School fix-up to raise average tax bill


If Lyndhurst voters greenlight the Nov. 8 public question to spend almost $20 million on upgrades to five schools, the average homeowner can expect to see an average annual tax increase of $96.

The owner of a home assessed at $305,000 will take yearly hits, ranging from as little as $53 to as much as $122, over the 35-year repayment of the debt on the money borrowed by the Board of Education for the project, beginning in 2018.

That’s the most recent prediction by the fiscal experts engaged by the township school board, according to David DiPisa, the board’s school business administrator.

The school board plans to pay back the debt starting with temporary notes for up to five years, then bonds for up to 30 years.

The board says that the state Department of Education has signed off on its plans to spend $19,873,807 on improvements to Columbus, Franklin, Roosevelt and Washington Elementary schools and to Lyndhurst High School.

Of that total, the board says it anticipates 40% state reimbursement of “project eligible costs” or a total of $4,293,974, thereby leaving a balance of $15,579,833 to be paid by taxpayers.

Over the life of the bonds, the total projected debt will be $20.8 million, with annual payments ranging from a low of $450,623 to a high of $1,047,714.

For those concerned about the board’s borrowing capacity, the board has issued this statement: “The Lyndhurst School District has a legal debt limitation of $108,129,247. [Currently, the district] has only $2,375,000 in outstanding debt (principal). [Consequently, the district] has the ability to finance $105,754,247 in school improvements.”

As part of the defense it has offered for the referendum, the board has also said that, “As the school improvements and related curriculum enhancements take hold, residential property values will increase by at least 60%,” thereby erasing what the board characterizes as “the modest annual cost increase to Lyndhurst taxpayers.”

Of the nearly $15.6 million in local costs, here is how the money will be applied: Columbus School, $4.3 million; Franklin, $2.1 million; Roosevelt, $4.8 million; Washington, $1.6 million; and LHS, $2.6 million.

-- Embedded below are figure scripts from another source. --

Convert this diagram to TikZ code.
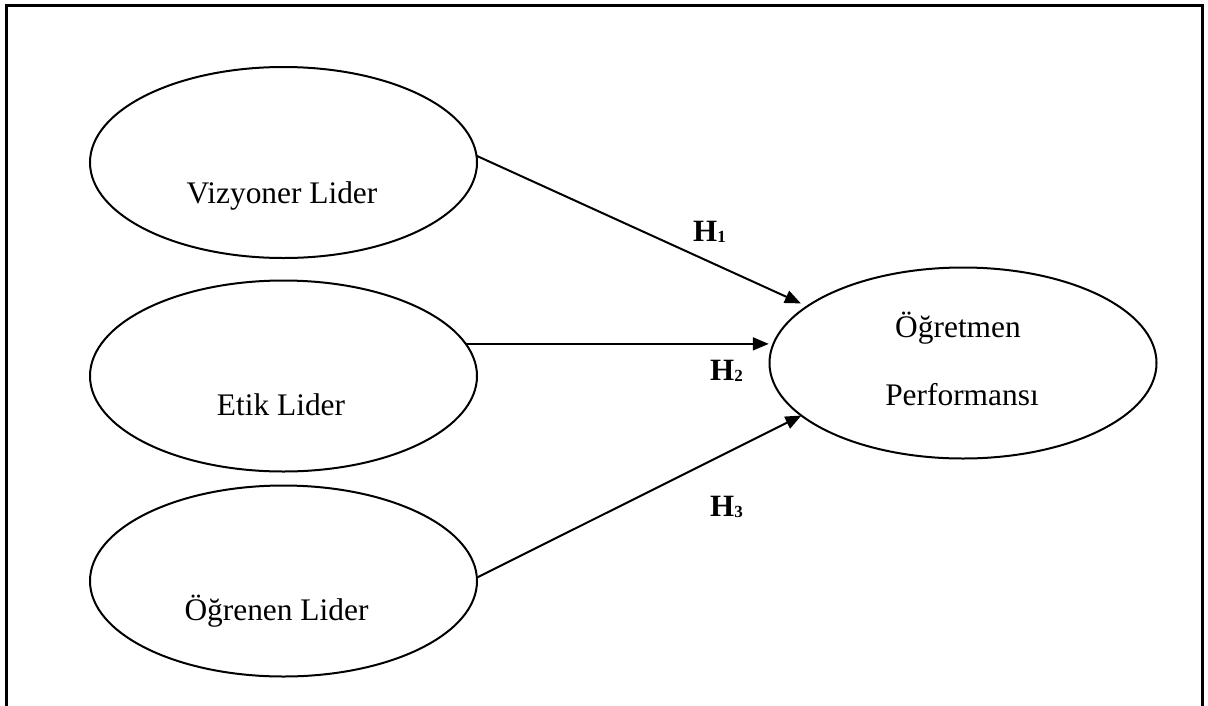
\documentclass[tikz,border=0pt]{standalone}
\usepackage{fontspec}
\setmainfont{Liberation Serif}
\usetikzlibrary{arrows.meta,shapes.geometric}
\begin{document}
\begin{tikzpicture}[x=1pt,y=-1pt,
  oval/.style={draw,ellipse,line width=2pt,minimum width=387pt,minimum height=191pt,inner sep=0pt,outer sep=0pt},
  lbl/.style={font=\fontsize{31.4}{36}\selectfont,anchor=base,inner sep=0pt},
  hl/.style={font=\fontsize{31}{36}\selectfont\bfseries,anchor=base west,inner sep=0pt},
  arr/.style={line width=2pt,-{Triangle[length=16pt,width=13pt]}}]
\useasboundingbox (0,0) rectangle (1208,705);
\clip (0,0) rectangle (1208,705);
\draw[line width=3pt] (6,730) -- (6,5) -- (1202,5) -- (1202,730);

\node[oval] (v) at (283.5,162.5) {};
\node[oval] (e) at (283.5,376) {};
\node[oval] (o) at (283.5,581) {};
\node[oval] (p) at (963,363) {};

\node[lbl] (tv) at (282,203.3) {Vizyoner Lider};
\node[lbl] (te) at (281,415.7) {Etik Lider};
\node[lbl] (to) at (276.5,620) {Öğrenen Lider};
\node[lbl] (tp1) at (958,337.3) {Öğretmen};
\node[lbl] (tp2) at (962,405.7) {Performansı};

\draw[arr,shorten >=7pt] (v.2) -- (p.160);
\draw[arr,shorten >=5pt] (e.10.6) -- (e.10.6 -| p.174);
\draw[arr] (o.1) -- (p.198);

\node[hl] (h1) at (693,241.7) {H\raisebox{-1pt}{\fontsize{17}{17}\selectfont 1}};
\node[hl] (h2) at (710,380) {H\raisebox{-1pt}{\fontsize{17}{17}\selectfont 2}};
\node[hl] (h3) at (710,516) {H\raisebox{-1pt}{\fontsize{17}{17}\selectfont 3}};
\end{tikzpicture}
\end{document}
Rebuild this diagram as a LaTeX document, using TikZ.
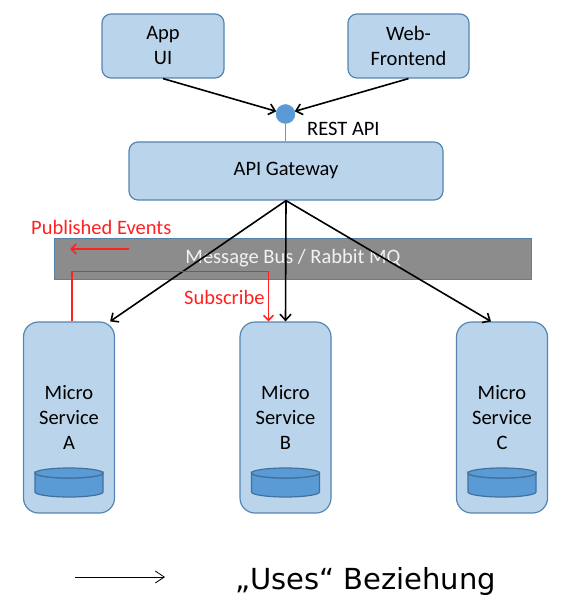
\documentclass[tikz,border=0pt]{standalone}
\usepackage{fontspec}
\setmainfont{Carlito}
\newfontfamily\legendfont{DejaVu Sans}
\usetikzlibrary{arrows.meta}
\definecolor{boxfill}{HTML}{BAD5EB}
\definecolor{boxline}{HTML}{5585B0}
\definecolor{accent}{HTML}{5B9BD5}
\definecolor{dbline}{HTML}{41719C}
\definecolor{busfill}{HTML}{8C8C8C}
\definecolor{busline}{HTML}{5580A8}
\definecolor{evred}{HTML}{FF2020}
\tikzset{
  box/.style={draw=boxline, fill=boxfill, line width=1.2pt, rounded corners=9pt, inner sep=0pt, align=center, font=\fontsize{20.5}{25}\selectfont},
  svc/.style={box, rounded corners=15pt, minimum width=91pt, minimum height=191pt},
  uses/.style={draw=black, line width=1.6pt, -{Straight Barb[length=6pt,width=11pt,line width=1.6pt]}},
  evline/.style={draw=evred, line width=1.6pt},
  evarrow/.style={evline, -{Straight Barb[length=5pt,width=10pt,line width=1.6pt]}},
  evtext/.style={text=evred, font=\fontsize{20.5}{24}\selectfont, inner sep=0pt, anchor=west},
  dbstyle/.style={draw=dbline, fill=accent, line width=1.2pt}
}
\newcommand{\dbcyl}[2]{%
  \draw[dbstyle] (#1-34,473) -- (#1-34,492) arc[start angle=180,end angle=360,x radius=34pt,y radius=5pt] -- (#1+34,473) arc[start angle=0,end angle=-180,x radius=34pt,y radius=5pt] -- cycle;
  \draw[dbstyle] (#1,473) ellipse[x radius=34pt,y radius=5pt];
  \coordinate (#2) at (#1,483);
}
\begin{document}
\begin{tikzpicture}[x=1pt,y=-1pt]
\useasboundingbox (0,0) rectangle (570,612);
% top clients
\node[box, minimum width=122pt, minimum height=64pt] (app) at (163,46) {App\\UI};
\node[box, minimum width=121pt, minimum height=64pt] (web) at (408.5,46) {Web-\\Frontend};
% gateway
\node[box, minimum width=314pt, minimum height=58pt] (gw) at (286,171) {API Gateway};
\node[circle, fill=accent, draw=accent, minimum size=19pt, inner sep=0pt] (rest) at (285.5,114) {};
\draw[accent, line width=1.6pt] (rest) -- (rest |- gw.north);
\node[font=\fontsize{20.5}{24}\selectfont, inner sep=0pt, anchor=west] (restlbl) at (307,129) {REST API};
% bus
\node[draw=busline, fill=busfill, line width=1pt, minimum width=477pt, minimum height=41pt, inner sep=0pt, text=white!95!black, font=\fontsize{20.5}{24}\selectfont] (bus) at (293,258.5) {Message Bus / Rabbit MQ};
% services
\node[svc] (svcA) at (69,417.5) {Micro\\Service\\A};
\node[svc] (svcB) at (285.5,417.5) {Micro\\Service\\B};
\node[svc] (svcC) at (502,417.5) {Micro\\Service\\C};
\dbcyl{69}{dbA}
\dbcyl{285.5}{dbB}
\dbcyl{502}{dbC}
% uses arrows
\draw[uses] (app.south) -- (rest);
\draw[uses] (web.south) -- (rest);
\draw[uses] (gw.south) -- ([xshift=-5pt]svcA.north east);
\draw[uses] (gw.south) -- (svcB.north);
\draw[uses] (gw.south) -- ([xshift=-11pt]svcC.north);
% events
\node[evtext] (pubtxt) at (31,227) {Published Events};
\coordinate (pe1) at (129,249);
\coordinate (pe2) at (70,249);
\draw[evarrow] (pe1) -- (pe2);
\draw[evarrow, line join=miter] ([xshift=3pt]svcA.north) -- ++(0,-50) -| ([xshift=-17pt]svcB.north);
\node[evtext] (subtxt) at (184,297) {Subscribe};
% legend
\coordinate (lg1) at (75,577);
\coordinate (lg2) at (165,577);
\draw[line width=0.8pt, -{Straight Barb[length=9pt,width=12pt,line width=0.8pt]}] (lg1) -- (lg2);
\node[font=\legendfont\fontsize{29}{34}\selectfont, inner sep=0pt, anchor=west] (legtxt) at (235,581) {„Uses“ Beziehung};
\end{tikzpicture}
\end{document}
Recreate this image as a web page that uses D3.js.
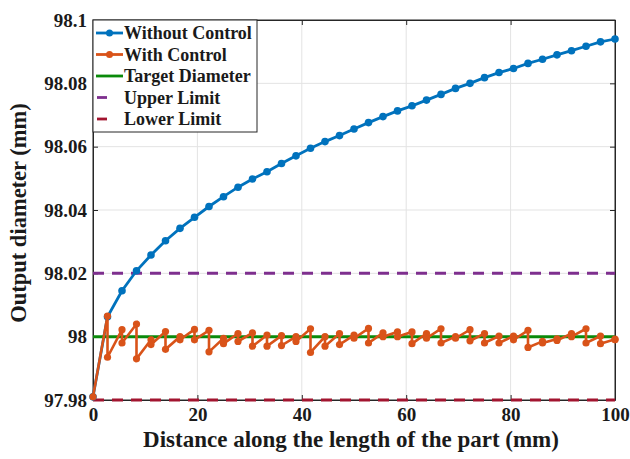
<!DOCTYPE html>
<meta charset="utf-8">
<head>
<style>
body { margin: 0; background: #fff; }
text { font-family: "Liberation Serif", "Times New Roman", serif; font-weight: bold; fill: #1a1a1a; }
</style>
</head>
<body>
<div id="chart"></div>
<script src="https://d3js.org/d3.v7.min.js"></script>
<script>
// data
const xTicks = [0, 20, 40, 60, 80, 100];
const yTicks = [97.98, 98, 98.02, 98.04, 98.06, 98.08, 98.1];
const yTickLabels = ["97.98", "98", "98.02", "98.04", "98.06", "98.08", "98.1"];

// sample positions along the part (mm), 37 samples
const samples = d3.range(0, 37).map(k => k * 100 / 36);

const withoutControl = [97.981, 98.0063, 98.0145, 98.0208, 98.0258, 98.0303, 98.0342, 98.0377,
  98.0411, 98.0442, 98.0472, 98.0498, 98.0521, 98.0547, 98.0571, 98.0595, 98.0616, 98.0635,
  98.0656, 98.0676, 98.0695, 98.0713, 98.0729, 98.0747, 98.0765, 98.0784, 98.0800, 98.0818,
  98.0834, 98.0847, 98.0863, 98.0876, 98.0890, 98.0903, 98.0917, 98.0931, 98.0940];

// with control: each sample after the first has a value before and after correction
const withControlFirst = [97.981, 98.0065, 98.0022, 98.0040, 97.9990, 98.0016, 98.0000, 98.0023,
  98.0020, 97.9995, 98.0010, 98.0012, 98.0005, 98.0003, 98.0000, 98.0025, 98.0000, 98.0010,
  98.0005, 98.0026, 98.0012, 98.0015, 98.0015, 98.0010, 98.0025, 98.0000, 98.0022, 98.0010,
  98.0002, 98.0002, 98.0020, 97.9985, 97.9993, 98.0010, 98.0025, 98.0002, 97.9992];
const withControlSecond = [97.981, 97.9935, 97.9980, 97.9930, 97.9975, 97.9960, 97.9990, 97.9990,
  97.9952, 97.9978, 97.9985, 97.9970, 97.9970, 97.9972, 97.9985, 97.9950, 97.9970, 97.9975,
  97.9995, 97.9980, 98.0000, 98.0000, 97.9978, 97.9995, 97.9980, 97.9995, 97.9987, 97.9980,
  97.9980, 97.9990, 97.9966, 97.9980, 97.9988, 98.0000, 97.9980, 97.9978, 97.9990];

const target = 98.0;
const upperLimit = 98.02;
const lowerLimit = 97.98;

const legendNames = ["Without Control", "With Control", "Target Diameter", "Upper Limit", "Lower Limit"];

// layout
const W = 630, H = 459;
const margin = {top: 20, right: 15, bottom: 59, left: 93};
const width = W - margin.left - margin.right;
const height = H - margin.top - margin.bottom;

const blue = "#0072BD", orange = "#D95319", green = "#0A8A0A", purple = "#7E2F8E", red = "#A2142F";

const svg = d3.select("#chart").append("svg")
  .attr("width", W).attr("height", H);

const g = svg.append("g").attr("transform", `translate(${margin.left},${margin.top})`);

const x = d3.scaleLinear().domain([0, 100]).range([0, width]);
const y = d3.scaleLinear().domain([97.98, 98.1]).range([height, 0]);

// grid
g.append("g").selectAll("line").data(xTicks.slice(1, -1)).join("line")
  .attr("x1", d => x(d)).attr("x2", d => x(d)).attr("y1", 0).attr("y2", height)
  .attr("stroke", "#e3e3e3").attr("stroke-width", 1);
g.append("g").selectAll("line").data(yTicks.slice(1, -1)).join("line")
  .attr("y1", d => y(d)).attr("y2", d => y(d)).attr("x1", 0).attr("x2", width)
  .attr("stroke", "#e3e3e3").attr("stroke-width", 1);

// axes with inward ticks, on all four sides
const axB = g.append("g").attr("transform", `translate(0,${height})`)
  .call(d3.axisBottom(x).tickValues(xTicks).tickSizeInner(-5).tickSizeOuter(0).tickPadding(8));
const axL = g.append("g")
  .call(d3.axisLeft(y).tickValues(yTicks).tickFormat((d, i) => yTickLabels[i]).tickSizeInner(-5).tickSizeOuter(0).tickPadding(6));
g.append("g").call(d3.axisTop(x).tickValues(xTicks).tickSizeInner(-5).tickSizeOuter(0).tickFormat(""));
g.append("g").attr("transform", `translate(${width},0)`)
  .call(d3.axisRight(y).tickValues(yTicks).tickSizeInner(-5).tickSizeOuter(0).tickFormat(""));
g.selectAll(".domain").attr("stroke", "#262626");
g.selectAll(".tick line").attr("stroke", "#262626");
[axB, axL].forEach(a => a.selectAll("text")
  .style("font-family", '"Liberation Serif", serif').style("font-weight", "bold")
  .style("font-size", "19px").attr("fill", "#1a1a1a"));
g.append("rect").attr("width", width).attr("height", height)
  .attr("fill", "none").attr("stroke", "#262626").attr("stroke-width", 1);

// reference lines
g.append("line").attr("x1", 0).attr("x2", width).attr("y1", y(upperLimit)).attr("y2", y(upperLimit))
  .attr("stroke", purple).attr("stroke-width", 3).attr("stroke-dasharray", "11,8");
g.append("line").attr("x1", 0).attr("x2", width).attr("y1", y(lowerLimit)).attr("y2", y(lowerLimit))
  .attr("stroke", red).attr("stroke-width", 3).attr("stroke-dasharray", "11,8");

// blue series
const line = d3.line().x(d => x(d[0])).y(d => y(d[1]));
const blueData = samples.map((s, i) => [s, withoutControl[i]]);
g.append("path").datum(blueData).attr("d", line)
  .attr("fill", "none").attr("stroke", blue).attr("stroke-width", 2.8);
g.append("g").selectAll("circle").data(blueData).join("circle")
  .attr("cx", d => x(d[0])).attr("cy", d => y(d[1])).attr("r", 3.8).attr("fill", blue);

// orange series
const orangeData = [];
samples.forEach((s, i) => {
  orangeData.push([s, withControlFirst[i]]);
  if (i > 0) orangeData.push([s, withControlSecond[i]]);
});

// target
g.append("line").attr("x1", 0).attr("x2", width).attr("y1", y(target)).attr("y2", y(target))
  .attr("stroke", green).attr("stroke-width", 3);

g.append("path").datum(orangeData).attr("d", line)
  .attr("fill", "none").attr("stroke", orange).attr("stroke-width", 2.6);
g.append("g").selectAll("circle").data(orangeData).join("circle")
  .attr("cx", d => x(d[0])).attr("cy", d => y(d[1])).attr("r", 3.6).attr("fill", orange);

// legend
const leg = g.append("g");
leg.append("rect").attr("x", 0).attr("y", 0).attr("width", 164).attr("height", 112)
  .attr("fill", "#fff").attr("stroke", "#262626").attr("stroke-width", 1);
const legColors = [blue, orange, green, purple, red];
legendNames.forEach((name, i) => {
  const ly = 13 + i * 21.5;
  const row = leg.append("g").attr("transform", `translate(0,${ly})`);
  if (i < 3) {
    row.append("line").attr("x1", 3).attr("x2", 30).attr("y1", 0).attr("y2", 0)
      .attr("stroke", legColors[i]).attr("stroke-width", 2.8);
    if (i < 2) row.append("circle").attr("cx", 16.5).attr("cy", 0).attr("r", 3.5).attr("fill", legColors[i]);
  } else {
    row.append("line").attr("x1", 4).attr("x2", 14).attr("y1", 0).attr("y2", 0)
      .attr("stroke", legColors[i]).attr("stroke-width", 2.8);
  }
  row.append("text").attr("x", 31).attr("y", 0).attr("dy", "0.35em")
    .style("font-size", "18px").text(name);
});

// axis titles
svg.append("text").attr("x", margin.left + width / 2 - 3).attr("y", 447)
  .attr("text-anchor", "middle").style("font-size", "23px")
  .text("Distance along the length of the part (mm)");
svg.append("text").attr("transform", `translate(26,${margin.top + height / 2 + 3}) rotate(-90)`)
  .attr("text-anchor", "middle").style("font-size", "22.5px")
  .text("Output diameter (mm)");
</script>
</body>
</html>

These capital upgrades – including new multi-purpose rooms, some elevators and a 3-story addition for Columbus to house a gym, four classrooms and an outdoor amphitheater – are envisioned as complementing a new junior high school for grades 7, 8 and 9 that the township is financing via $52 million in bonds that, experts project, will cost the average taxpayer an additional $40 a year over the life of the bonds.

Shauna DeMarco, Lyndhurst superintendent of schools, said that an Oct. 11 groundbreaking has been scheduled for the new facility, which will rise on Matera Field.

“The anticipated opening is September 2020,” DeMarco said.

After the junior high is built, Lincoln Elementary School, more than a century old, will be torn down and the Lincoln property is to be sold in favor of commercial development and revenue from the sale is to be applied to paying off the debt on the junior high construction project.

Two prior school referenda offered in recent years have been turned aside by voters but school officials are hopeful that the third time can be the charm.

“Many organizations have reached out to support it,” said DeMarco. And, between now and Nov. 3, she added, a team of district officials are making themselves available to “go out and talk” to those interested.

So far, demand for that service has been brisk. As of last week, she said, “we’re booked up at least half of each week.”

“Our township is granting us a gift of a state-of-the-art junior high in which to give our students the most current instruction while supporting our plan to give them the core skills they need, giving us an opportunity to build on that,” DeMarco said.